I have a reasonably complex dataset being pulled into BigQuery table via an Airflow DAG which cannot easily be adjusted.
This job pulls data into a table with this format:
| Line_item_id | Device |
|--------------|----------------|
| 123 | 202; 5; 100 |
| 124 | 100; 2 |
| 135 | 504; 202; 2 |
At the moment, I am using this query (written in standard SQL within the BQ Web UI) to split the device ids into individual nested rows:
SELECT
Line_item_id,
ARRAY(SELECT AS STRUCT(SPLIT(RTRIM(Device,';'),'; '))) as Device,
Output:
| Line_item_id | Device |
|--------------|--------|
| 123 | 202 |
| | 203 |
| | 504 |
| 124 | 102 |
| | 2 |
| 135 | 102 |
The difficulty I am facing is I have a separate match table containing the device ids and their corresponding names. I need to add the device names to the above table, as nested values next to their corresponding ids.

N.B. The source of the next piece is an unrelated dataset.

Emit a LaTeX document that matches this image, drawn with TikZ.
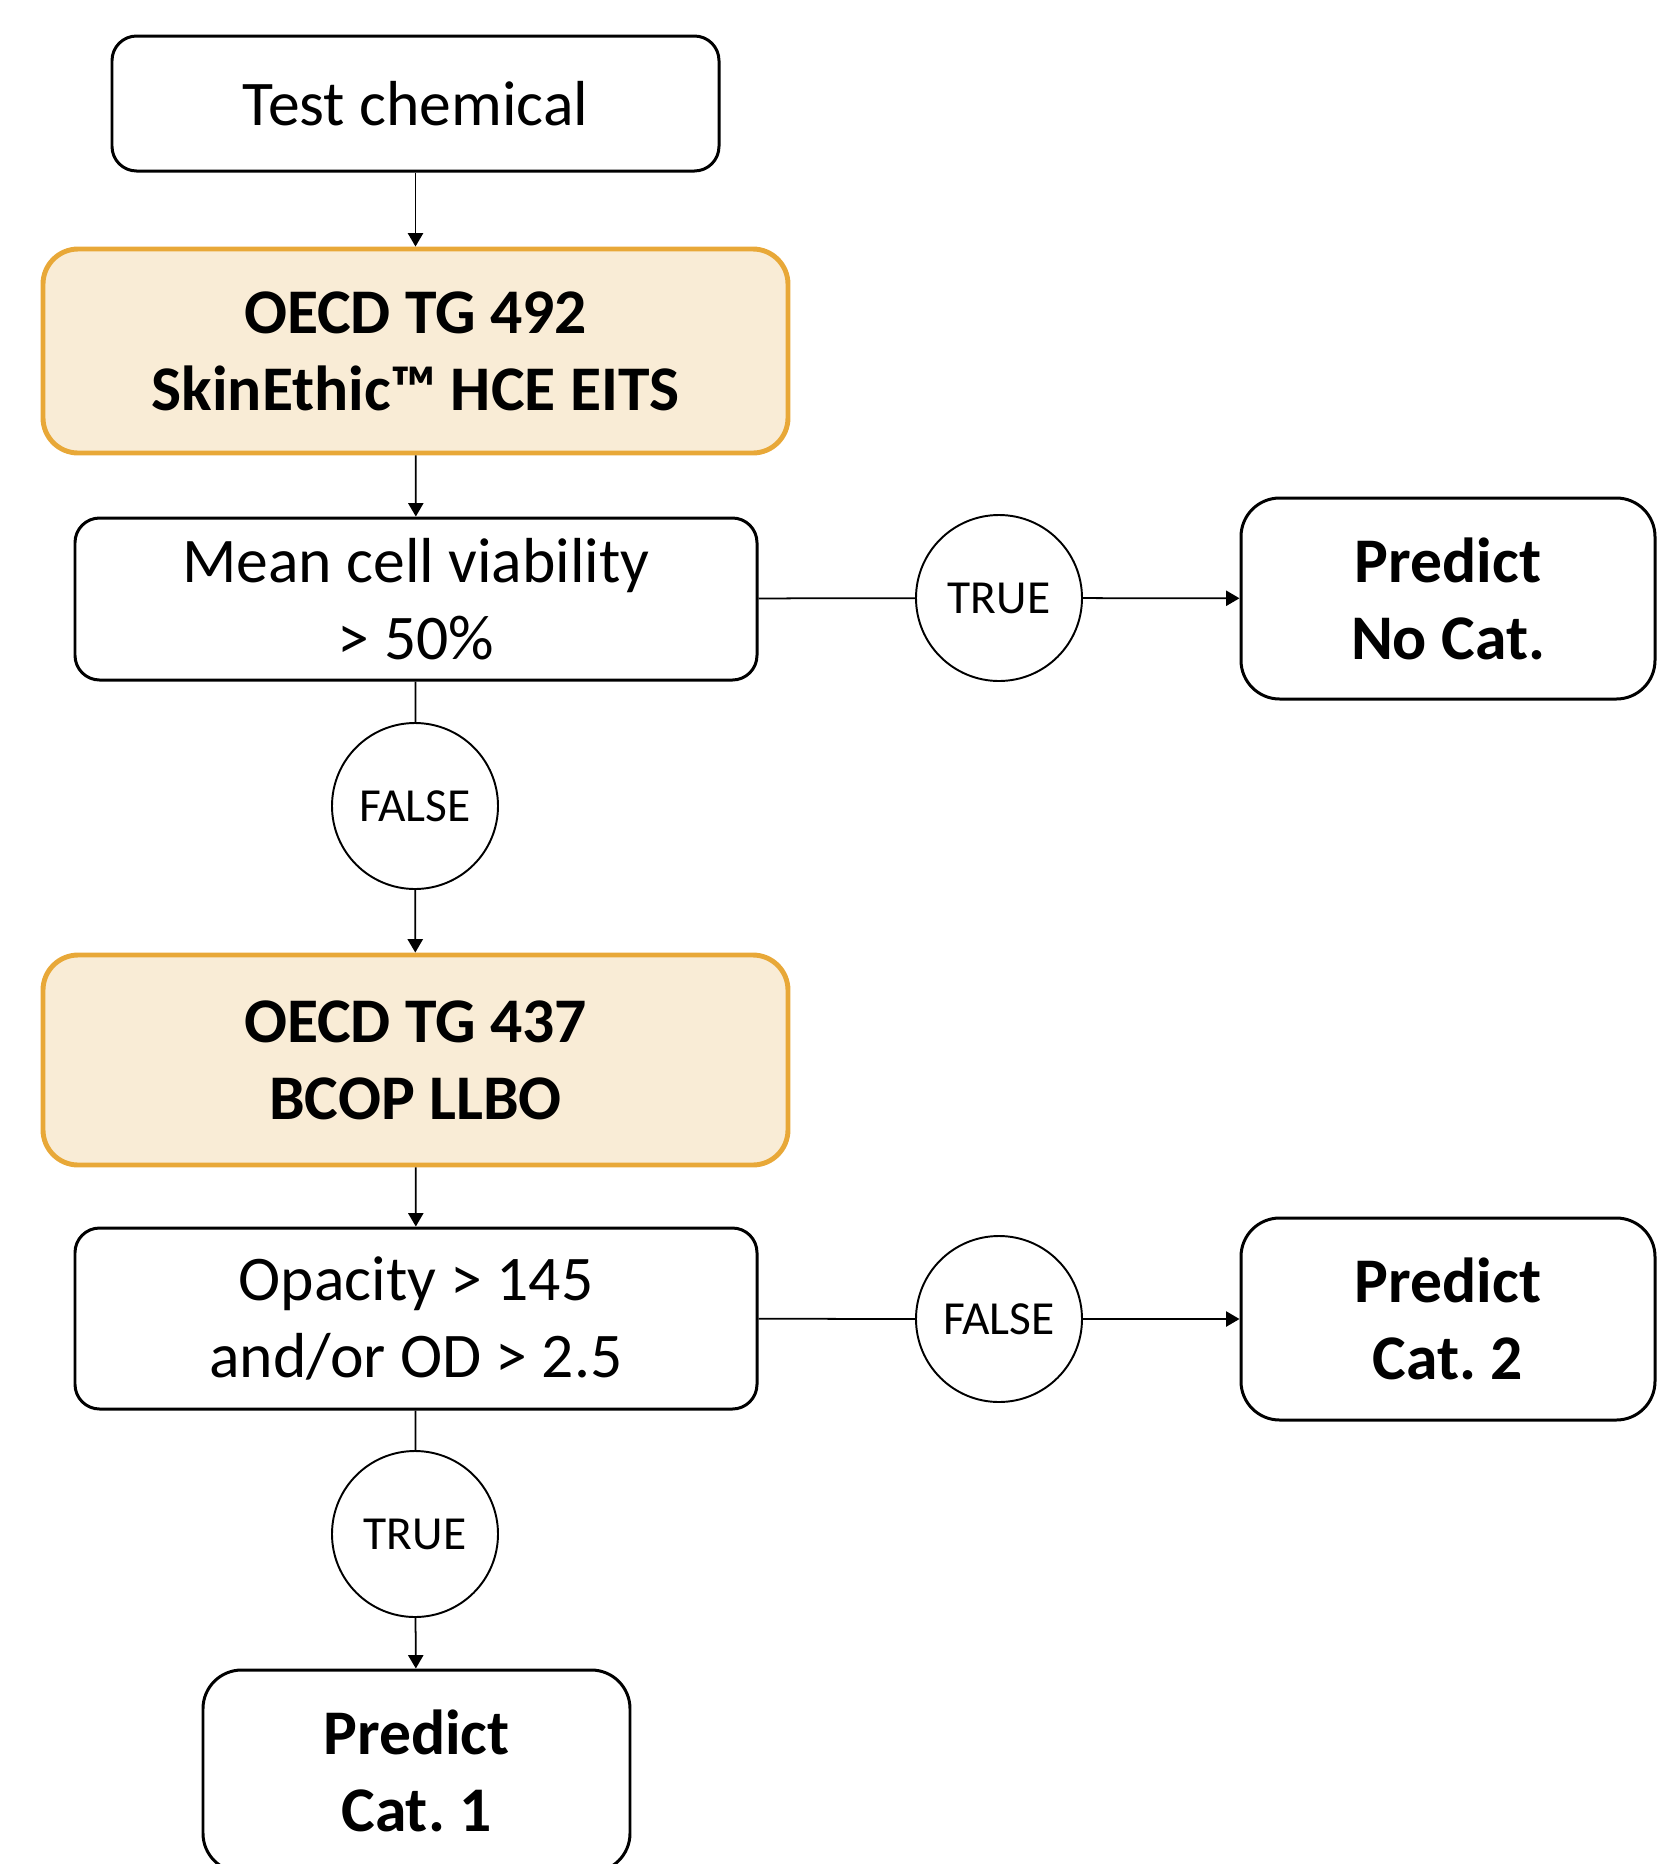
\documentclass[tikz,border=0pt]{standalone}
\usepackage{fontspec}
\setmainfont{Carlito}
\frenchspacing
\usetikzlibrary{arrows.meta}
\usetikzlibrary{positioning}
\definecolor{testorange}{RGB}{232,168,56}
\definecolor{testfill}{RGB}{249,236,214}
\tikzset{>={Triangle[length=3.8pt,width=4.3pt]}}
\tikzset{
  plainbox/.style={draw, line width=0.85pt, rounded corners=7pt, align=center,
    font=\fontsize{18.1}{21.9}\selectfont, inner sep=0pt},
  testbox/.style={draw=testorange, fill=testfill, line width=1.4pt, rounded corners=10pt,
    align=center, font=\fontsize{18.1}{21.9}\selectfont\bfseries, inner sep=0pt,
    minimum width=7.45cm},
  predbox/.style={draw, line width=0.85pt, rounded corners=11pt, align=center,
    font=\fontsize{18.1}{21.9}\selectfont\bfseries, inner sep=0pt},
  answer/.style={draw, circle, line width=0.55pt, minimum size=1.66cm, inner sep=0pt,
    font=\fontsize{13.5}{15}\selectfont},
  link/.style={line width=0.5pt}
}

\begin{document}
\begin{tikzpicture}
    \useasboundingbox (0, 0) rectangle (16.6, -18.64);
    % first test
    \node [plainbox, minimum width=6.07cm, minimum height=1.35cm] (chem) at (4.155, -1.035) {Test chemical};
    \node [testbox, minimum height=2.04cm] (tg492) at (4.155, -3.51) {OECD TG 492\\SkinEthic™ HCE EITS};
    \node [plainbox, minimum width=6.82cm, minimum height=1.62cm] (viab) at (4.16, -5.99) {Mean cell viability\\> 50\%};
    \node [answer] (true1) at (9.99, -5.98) {TRUE};
    \node [predbox, minimum width=4.14cm, minimum height=2.01cm] (nocat) at (14.48, -5.985) {Predict\\No Cat.};
    \node [answer] (false1) at (4.15, -8.06) {FALSE};
    % second test
    \node [testbox, minimum height=2.10cm] (tg437) at (4.155, -10.60) {OECD TG 437\\BCOP LLBO};
    \node [plainbox, minimum width=6.82cm, minimum height=1.81cm] (opac) at (4.16, -13.185) {Opacity > 145\\and/or OD > 2.5};
    \node [answer] (false2) at (9.99, -13.19) {FALSE};
    \node [predbox, minimum width=4.14cm, minimum height=2.02cm] (cattwo) at (14.48, -13.19) {Predict\\Cat. 2};
    \node [answer] (true2) at (4.15, -15.34) {TRUE};
    \node [predbox, minimum width=4.27cm, minimum height=2.02cm] (catone) at (4.165, -17.71) {Predict\\Cat. 1};
    % connectors
    \draw [link, ->] (chem) -- (tg492);
    \draw [link, ->] (tg492) -- (viab);
    \draw [link] (viab) -- (true1);
    \draw [link, ->] (true1) -- (nocat);
    \draw [link] (viab) -- (false1);
    \draw [link, ->] (false1) -- (tg437);
    \draw [link, ->] (tg437) -- (opac);
    \draw [link] (opac) -- (false2);
    \draw [link, ->] (false2) -- (cattwo);
    \draw [link] (opac) -- (true2);
    \draw [link, ->] (true2) -- (catone);
\end{tikzpicture}
\end{document}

The match table looks something like this (with many more rows):
| Device_id | Device_name |
|-----------|-------------|
| 202 | Smartphone |
| 203 | AppleTV |
| 504 | Laptop |
The ideal output I am looking for would be:
| Line_item_id | Device_id | Device_name |
|--------------|-----------|-------------|
| 123 | 202 | Android |
| | 203 | AppleTV |
| | 504 | Laptop |
| 124 | 102 | iphone |
| | 2 | Unknown |
| 135 | 102 | iphone |
If anybody knows how to achieve this I would be grateful for help.
EDIT:
Gordon’s solution works perfectly, but in addition to this, if anybody wants to re-nest the data afterwards (so you effectively end up with the same table and additional nested rows), this was the query I finally ended up with:
select t.line_item_id, ARRAY_AGG(STRUCT(d as id, ot.name as name)) as device
from first_table t cross join
unnest(split(Device, '; ')) d join
match_table ot
on ot.id = d
GROUP BY line_item_id
Advertisement
Answer
You can move the parsing logic to the from
clause and then join
in what you want:
select *
from (select 124 as line_item_id, '203; 100; 6; 2' as device) t cross join
unnest(split(device, '; ')) d join
other_table ot
on ot.device = d;